§ DIRECTIONS: Copy out exactly the lines from the one holding "Rebuild this chart" through the one holding "--- data read", ends included; omit images.

§ SOURCE RECORDS:
________________________

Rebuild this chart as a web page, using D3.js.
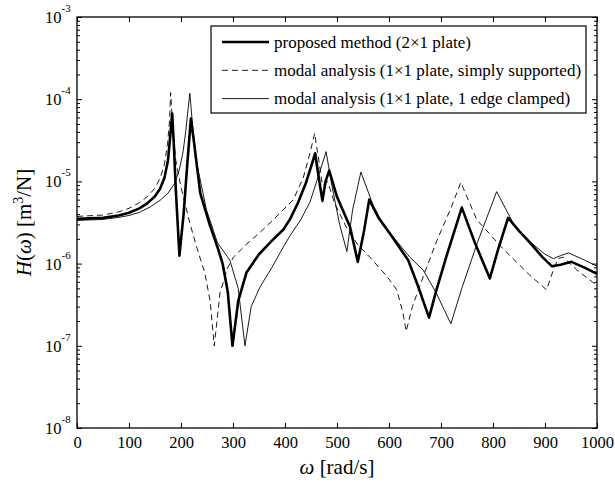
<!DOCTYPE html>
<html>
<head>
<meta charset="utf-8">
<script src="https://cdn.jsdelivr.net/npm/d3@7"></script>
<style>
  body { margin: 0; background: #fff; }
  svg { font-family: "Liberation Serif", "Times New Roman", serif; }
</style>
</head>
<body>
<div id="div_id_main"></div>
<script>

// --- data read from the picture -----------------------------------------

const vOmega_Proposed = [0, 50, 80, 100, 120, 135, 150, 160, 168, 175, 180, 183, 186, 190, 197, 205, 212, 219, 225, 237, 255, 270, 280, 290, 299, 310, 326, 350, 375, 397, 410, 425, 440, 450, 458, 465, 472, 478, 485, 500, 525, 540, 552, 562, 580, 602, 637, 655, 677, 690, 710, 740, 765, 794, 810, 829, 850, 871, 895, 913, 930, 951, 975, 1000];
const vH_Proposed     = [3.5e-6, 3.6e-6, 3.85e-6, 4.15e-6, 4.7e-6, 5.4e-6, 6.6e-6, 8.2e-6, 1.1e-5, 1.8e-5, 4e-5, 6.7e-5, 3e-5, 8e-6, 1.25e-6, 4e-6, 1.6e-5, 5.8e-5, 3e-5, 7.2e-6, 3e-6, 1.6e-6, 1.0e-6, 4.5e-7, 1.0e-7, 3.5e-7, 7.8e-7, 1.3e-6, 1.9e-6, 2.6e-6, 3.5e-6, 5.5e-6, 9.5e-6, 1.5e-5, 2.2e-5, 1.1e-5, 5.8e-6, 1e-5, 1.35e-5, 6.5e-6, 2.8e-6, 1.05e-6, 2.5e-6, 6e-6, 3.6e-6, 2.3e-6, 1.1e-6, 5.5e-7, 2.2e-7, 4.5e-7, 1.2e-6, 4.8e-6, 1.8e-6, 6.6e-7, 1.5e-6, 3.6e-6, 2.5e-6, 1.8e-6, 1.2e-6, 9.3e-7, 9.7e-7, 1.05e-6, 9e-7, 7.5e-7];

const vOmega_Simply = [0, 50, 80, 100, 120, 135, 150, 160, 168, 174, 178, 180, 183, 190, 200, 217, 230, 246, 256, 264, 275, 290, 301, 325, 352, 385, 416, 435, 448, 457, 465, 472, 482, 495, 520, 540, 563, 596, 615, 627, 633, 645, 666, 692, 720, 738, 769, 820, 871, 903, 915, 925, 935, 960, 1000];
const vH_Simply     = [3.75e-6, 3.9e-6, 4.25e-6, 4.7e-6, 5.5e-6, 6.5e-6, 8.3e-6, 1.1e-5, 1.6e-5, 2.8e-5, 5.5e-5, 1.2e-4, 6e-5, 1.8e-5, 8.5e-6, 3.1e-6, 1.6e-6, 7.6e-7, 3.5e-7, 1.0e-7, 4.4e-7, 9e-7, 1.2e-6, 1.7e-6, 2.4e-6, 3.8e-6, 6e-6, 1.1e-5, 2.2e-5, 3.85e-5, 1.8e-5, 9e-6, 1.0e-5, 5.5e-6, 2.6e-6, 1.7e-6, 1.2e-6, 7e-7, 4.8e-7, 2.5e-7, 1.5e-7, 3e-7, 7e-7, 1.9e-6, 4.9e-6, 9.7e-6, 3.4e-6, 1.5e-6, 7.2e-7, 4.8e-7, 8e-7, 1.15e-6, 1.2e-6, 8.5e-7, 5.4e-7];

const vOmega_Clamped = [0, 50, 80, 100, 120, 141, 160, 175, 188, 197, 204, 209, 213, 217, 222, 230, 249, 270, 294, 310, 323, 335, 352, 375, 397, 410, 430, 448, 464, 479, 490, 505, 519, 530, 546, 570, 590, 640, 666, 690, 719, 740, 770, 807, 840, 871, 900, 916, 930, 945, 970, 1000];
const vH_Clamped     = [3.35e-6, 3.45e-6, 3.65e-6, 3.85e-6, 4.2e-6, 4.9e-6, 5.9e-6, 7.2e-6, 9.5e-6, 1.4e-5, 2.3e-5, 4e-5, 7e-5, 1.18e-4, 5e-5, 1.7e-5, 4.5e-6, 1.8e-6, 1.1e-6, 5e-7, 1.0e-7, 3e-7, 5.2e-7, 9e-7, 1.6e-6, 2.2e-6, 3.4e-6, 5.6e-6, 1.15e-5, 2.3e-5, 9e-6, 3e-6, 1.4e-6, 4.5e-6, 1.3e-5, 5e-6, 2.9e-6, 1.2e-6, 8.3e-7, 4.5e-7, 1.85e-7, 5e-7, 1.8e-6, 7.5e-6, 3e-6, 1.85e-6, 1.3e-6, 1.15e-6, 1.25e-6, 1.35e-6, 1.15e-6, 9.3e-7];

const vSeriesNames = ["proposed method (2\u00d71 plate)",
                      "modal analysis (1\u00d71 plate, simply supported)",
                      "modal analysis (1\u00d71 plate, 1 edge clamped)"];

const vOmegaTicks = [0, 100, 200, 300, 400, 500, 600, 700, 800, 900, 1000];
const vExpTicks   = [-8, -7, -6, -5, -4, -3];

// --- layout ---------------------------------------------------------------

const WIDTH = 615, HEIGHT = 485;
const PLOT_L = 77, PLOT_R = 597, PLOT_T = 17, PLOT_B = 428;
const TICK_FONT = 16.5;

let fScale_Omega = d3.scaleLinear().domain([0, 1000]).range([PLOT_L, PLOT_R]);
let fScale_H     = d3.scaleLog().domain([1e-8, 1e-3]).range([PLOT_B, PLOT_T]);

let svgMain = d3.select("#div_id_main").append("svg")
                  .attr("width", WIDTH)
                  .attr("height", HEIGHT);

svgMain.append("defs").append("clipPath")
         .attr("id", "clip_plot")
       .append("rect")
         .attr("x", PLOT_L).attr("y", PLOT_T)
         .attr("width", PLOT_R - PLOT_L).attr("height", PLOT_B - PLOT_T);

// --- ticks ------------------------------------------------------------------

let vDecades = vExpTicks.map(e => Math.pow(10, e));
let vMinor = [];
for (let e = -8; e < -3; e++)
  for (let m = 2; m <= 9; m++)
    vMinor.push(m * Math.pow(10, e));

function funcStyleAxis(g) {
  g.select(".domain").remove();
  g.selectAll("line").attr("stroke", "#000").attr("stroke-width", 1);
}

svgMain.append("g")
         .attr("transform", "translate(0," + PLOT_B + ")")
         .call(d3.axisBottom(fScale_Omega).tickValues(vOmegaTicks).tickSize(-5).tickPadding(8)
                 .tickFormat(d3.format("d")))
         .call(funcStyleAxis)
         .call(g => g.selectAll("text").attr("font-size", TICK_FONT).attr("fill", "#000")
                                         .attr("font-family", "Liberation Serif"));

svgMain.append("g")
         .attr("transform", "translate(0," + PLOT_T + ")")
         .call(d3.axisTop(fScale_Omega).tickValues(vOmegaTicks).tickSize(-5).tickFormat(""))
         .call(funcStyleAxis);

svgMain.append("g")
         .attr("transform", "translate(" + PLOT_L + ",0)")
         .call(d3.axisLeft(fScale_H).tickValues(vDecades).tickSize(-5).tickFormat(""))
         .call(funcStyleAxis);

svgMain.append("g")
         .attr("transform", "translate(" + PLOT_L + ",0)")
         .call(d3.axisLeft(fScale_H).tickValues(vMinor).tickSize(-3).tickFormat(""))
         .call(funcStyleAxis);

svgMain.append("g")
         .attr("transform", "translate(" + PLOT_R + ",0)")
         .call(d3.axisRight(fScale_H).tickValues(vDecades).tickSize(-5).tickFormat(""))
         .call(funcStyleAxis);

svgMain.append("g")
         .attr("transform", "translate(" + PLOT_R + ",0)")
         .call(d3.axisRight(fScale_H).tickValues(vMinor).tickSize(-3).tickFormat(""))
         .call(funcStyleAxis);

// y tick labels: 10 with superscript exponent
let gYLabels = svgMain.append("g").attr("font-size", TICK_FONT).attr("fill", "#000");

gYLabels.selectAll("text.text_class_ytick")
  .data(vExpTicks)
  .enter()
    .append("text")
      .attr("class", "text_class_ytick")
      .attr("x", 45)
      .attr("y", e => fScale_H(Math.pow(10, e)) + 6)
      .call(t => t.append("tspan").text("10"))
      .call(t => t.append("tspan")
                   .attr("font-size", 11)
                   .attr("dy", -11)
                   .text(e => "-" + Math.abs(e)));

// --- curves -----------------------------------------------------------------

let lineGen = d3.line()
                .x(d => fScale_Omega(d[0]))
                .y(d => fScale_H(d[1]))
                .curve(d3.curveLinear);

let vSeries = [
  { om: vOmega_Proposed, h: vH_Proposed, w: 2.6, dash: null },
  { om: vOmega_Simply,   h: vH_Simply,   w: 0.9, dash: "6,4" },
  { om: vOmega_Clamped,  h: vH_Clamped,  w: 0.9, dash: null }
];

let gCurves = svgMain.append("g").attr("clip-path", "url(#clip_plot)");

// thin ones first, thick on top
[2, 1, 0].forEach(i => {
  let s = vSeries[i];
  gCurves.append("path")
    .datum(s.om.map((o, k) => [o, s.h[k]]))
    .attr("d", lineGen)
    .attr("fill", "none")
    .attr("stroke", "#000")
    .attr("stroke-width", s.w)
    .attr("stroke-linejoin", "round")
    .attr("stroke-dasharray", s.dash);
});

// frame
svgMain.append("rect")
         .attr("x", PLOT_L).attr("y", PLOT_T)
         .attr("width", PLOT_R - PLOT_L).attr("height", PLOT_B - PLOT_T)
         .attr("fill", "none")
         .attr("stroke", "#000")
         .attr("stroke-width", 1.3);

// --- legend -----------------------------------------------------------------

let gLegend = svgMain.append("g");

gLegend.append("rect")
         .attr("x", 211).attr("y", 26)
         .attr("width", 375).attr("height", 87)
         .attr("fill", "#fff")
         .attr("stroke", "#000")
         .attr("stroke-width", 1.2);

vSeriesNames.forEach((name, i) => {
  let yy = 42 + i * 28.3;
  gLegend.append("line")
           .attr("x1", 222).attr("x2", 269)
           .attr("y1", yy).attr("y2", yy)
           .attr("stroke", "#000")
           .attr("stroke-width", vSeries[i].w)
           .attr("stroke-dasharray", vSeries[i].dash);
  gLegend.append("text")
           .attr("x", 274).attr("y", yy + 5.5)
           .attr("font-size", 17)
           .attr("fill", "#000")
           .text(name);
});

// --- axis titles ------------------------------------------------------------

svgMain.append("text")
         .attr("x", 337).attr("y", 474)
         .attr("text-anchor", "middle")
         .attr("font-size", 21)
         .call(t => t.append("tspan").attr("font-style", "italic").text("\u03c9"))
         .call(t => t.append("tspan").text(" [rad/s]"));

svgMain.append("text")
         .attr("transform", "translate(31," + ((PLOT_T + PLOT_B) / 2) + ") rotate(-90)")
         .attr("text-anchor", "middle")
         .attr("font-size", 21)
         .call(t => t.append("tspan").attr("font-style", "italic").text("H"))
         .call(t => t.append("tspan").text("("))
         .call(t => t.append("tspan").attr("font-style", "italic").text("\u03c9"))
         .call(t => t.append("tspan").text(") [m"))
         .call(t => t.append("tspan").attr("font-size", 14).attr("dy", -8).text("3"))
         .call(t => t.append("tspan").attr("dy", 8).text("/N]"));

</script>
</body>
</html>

________________________

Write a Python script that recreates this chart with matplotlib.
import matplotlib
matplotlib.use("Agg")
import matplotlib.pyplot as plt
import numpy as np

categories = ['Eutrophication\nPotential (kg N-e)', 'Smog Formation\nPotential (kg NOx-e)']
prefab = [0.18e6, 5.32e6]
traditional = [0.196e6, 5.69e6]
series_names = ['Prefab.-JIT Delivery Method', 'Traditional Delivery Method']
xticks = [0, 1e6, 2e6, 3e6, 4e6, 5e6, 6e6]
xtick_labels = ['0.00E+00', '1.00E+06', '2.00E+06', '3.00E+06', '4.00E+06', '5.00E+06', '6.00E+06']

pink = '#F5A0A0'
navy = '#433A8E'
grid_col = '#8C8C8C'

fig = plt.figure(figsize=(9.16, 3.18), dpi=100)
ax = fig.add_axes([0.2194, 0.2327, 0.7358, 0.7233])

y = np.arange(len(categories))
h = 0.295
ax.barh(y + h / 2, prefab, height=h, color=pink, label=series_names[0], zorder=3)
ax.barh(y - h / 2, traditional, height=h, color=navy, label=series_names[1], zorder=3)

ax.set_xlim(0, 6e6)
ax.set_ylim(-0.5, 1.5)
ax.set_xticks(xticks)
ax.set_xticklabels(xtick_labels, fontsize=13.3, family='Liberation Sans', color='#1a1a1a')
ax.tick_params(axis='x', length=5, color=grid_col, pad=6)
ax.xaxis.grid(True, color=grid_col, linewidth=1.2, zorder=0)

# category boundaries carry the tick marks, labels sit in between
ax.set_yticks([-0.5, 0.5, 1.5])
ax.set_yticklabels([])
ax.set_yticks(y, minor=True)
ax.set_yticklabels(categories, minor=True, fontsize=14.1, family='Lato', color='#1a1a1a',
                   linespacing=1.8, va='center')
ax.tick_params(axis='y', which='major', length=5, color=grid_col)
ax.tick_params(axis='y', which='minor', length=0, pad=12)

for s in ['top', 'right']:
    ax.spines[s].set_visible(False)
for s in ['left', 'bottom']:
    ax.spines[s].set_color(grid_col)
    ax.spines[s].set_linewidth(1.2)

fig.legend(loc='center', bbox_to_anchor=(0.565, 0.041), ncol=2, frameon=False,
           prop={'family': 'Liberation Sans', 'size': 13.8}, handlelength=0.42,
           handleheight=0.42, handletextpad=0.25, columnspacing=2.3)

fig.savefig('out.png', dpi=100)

________________________

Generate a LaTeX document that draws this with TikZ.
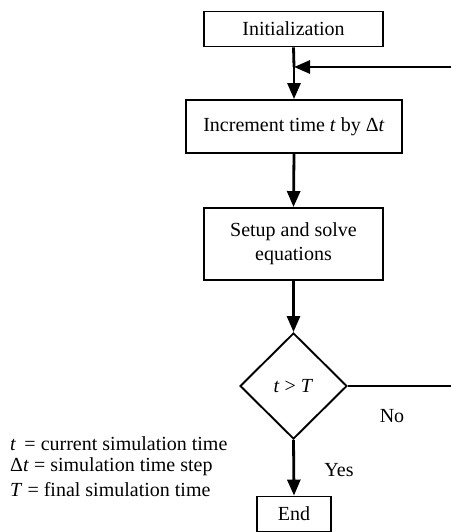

________________________

§ CORRECT RESULT:
Rebuild this chart as a web page, using D3.js.
<!DOCTYPE html>
<html>
<head>
<meta charset="utf-8">
<script src="https://cdn.jsdelivr.net/npm/d3@7"></script>
<style>
  body { margin: 0; background: #fff; }
  svg { font-family: "Liberation Serif", "Times New Roman", serif; }
</style>
</head>
<body>
<div id="div_id_main"></div>
<script>

// --- data read from the picture -----------------------------------------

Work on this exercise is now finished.